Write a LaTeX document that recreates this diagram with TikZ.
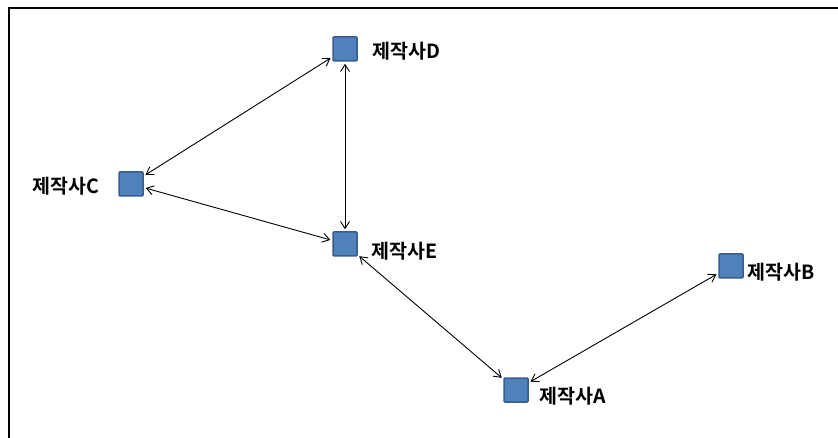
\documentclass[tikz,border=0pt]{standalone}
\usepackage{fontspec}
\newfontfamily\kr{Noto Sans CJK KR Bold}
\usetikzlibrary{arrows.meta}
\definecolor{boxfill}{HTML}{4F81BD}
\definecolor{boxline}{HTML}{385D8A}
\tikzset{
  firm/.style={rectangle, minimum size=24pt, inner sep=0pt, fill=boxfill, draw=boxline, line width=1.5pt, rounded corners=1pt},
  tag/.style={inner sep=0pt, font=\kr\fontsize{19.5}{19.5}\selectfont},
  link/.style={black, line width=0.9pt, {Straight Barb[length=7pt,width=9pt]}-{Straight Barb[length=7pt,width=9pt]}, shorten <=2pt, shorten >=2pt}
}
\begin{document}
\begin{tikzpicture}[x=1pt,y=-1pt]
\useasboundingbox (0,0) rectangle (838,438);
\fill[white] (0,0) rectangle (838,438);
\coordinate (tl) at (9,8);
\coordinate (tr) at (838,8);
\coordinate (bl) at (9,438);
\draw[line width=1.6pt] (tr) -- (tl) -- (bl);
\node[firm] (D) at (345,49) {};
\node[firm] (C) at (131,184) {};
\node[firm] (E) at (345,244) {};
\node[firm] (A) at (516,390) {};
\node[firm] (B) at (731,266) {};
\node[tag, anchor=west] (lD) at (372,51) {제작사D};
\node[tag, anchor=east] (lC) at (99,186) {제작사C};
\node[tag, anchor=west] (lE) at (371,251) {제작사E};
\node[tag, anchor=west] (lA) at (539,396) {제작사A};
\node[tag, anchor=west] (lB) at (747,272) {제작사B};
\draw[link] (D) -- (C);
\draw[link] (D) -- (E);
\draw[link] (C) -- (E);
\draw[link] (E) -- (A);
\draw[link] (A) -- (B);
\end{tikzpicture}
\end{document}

_____

Aim: Transcribe the listing in full and omit the pictures.

Reply:
Write a LaTeX document that recreates this diagram with TikZ.
\documentclass[tikz,border=0pt]{standalone}
\usepackage{fontspec}
\newfontfamily\kr{Noto Sans CJK KR Bold}
\usetikzlibrary{arrows.meta}
\definecolor{boxfill}{HTML}{4F81BD}
\definecolor{boxline}{HTML}{385D8A}
\tikzset{
  firm/.style={rectangle, minimum size=24pt, inner sep=0pt, fill=boxfill, draw=boxline, line width=1.5pt, rounded corners=1pt},
  tag/.style={inner sep=0pt, font=\kr\fontsize{19.5}{19.5}\selectfont},
  link/.style={black, line width=0.9pt, {Straight Barb[length=7pt,width=9pt]}-{Straight Barb[length=7pt,width=9pt]}, shorten <=2pt, shorten >=2pt}
}
\begin{document}
\begin{tikzpicture}[x=1pt,y=-1pt]
\useasboundingbox (0,0) rectangle (838,438);
\fill[white] (0,0) rectangle (838,438);
\coordinate (tl) at (9,8);
\coordinate (tr) at (838,8);
\coordinate (bl) at (9,438);
\draw[line width=1.6pt] (tr) -- (tl) -- (bl);
\node[firm] (D) at (345,49) {};
\node[firm] (C) at (131,184) {};
\node[firm] (E) at (345,244) {};
\node[firm] (A) at (516,390) {};
\node[firm] (B) at (731,266) {};
\node[tag, anchor=west] (lD) at (372,51) {제작사D};
\node[tag, anchor=east] (lC) at (99,186) {제작사C};
\node[tag, anchor=west] (lE) at (371,251) {제작사E};
\node[tag, anchor=west] (lA) at (539,396) {제작사A};
\node[tag, anchor=west] (lB) at (747,272) {제작사B};
\draw[link] (D) -- (C);
\draw[link] (D) -- (E);
\draw[link] (C) -- (E);
\draw[link] (E) -- (A);
\draw[link] (A) -- (B);
\end{tikzpicture}
\end{document}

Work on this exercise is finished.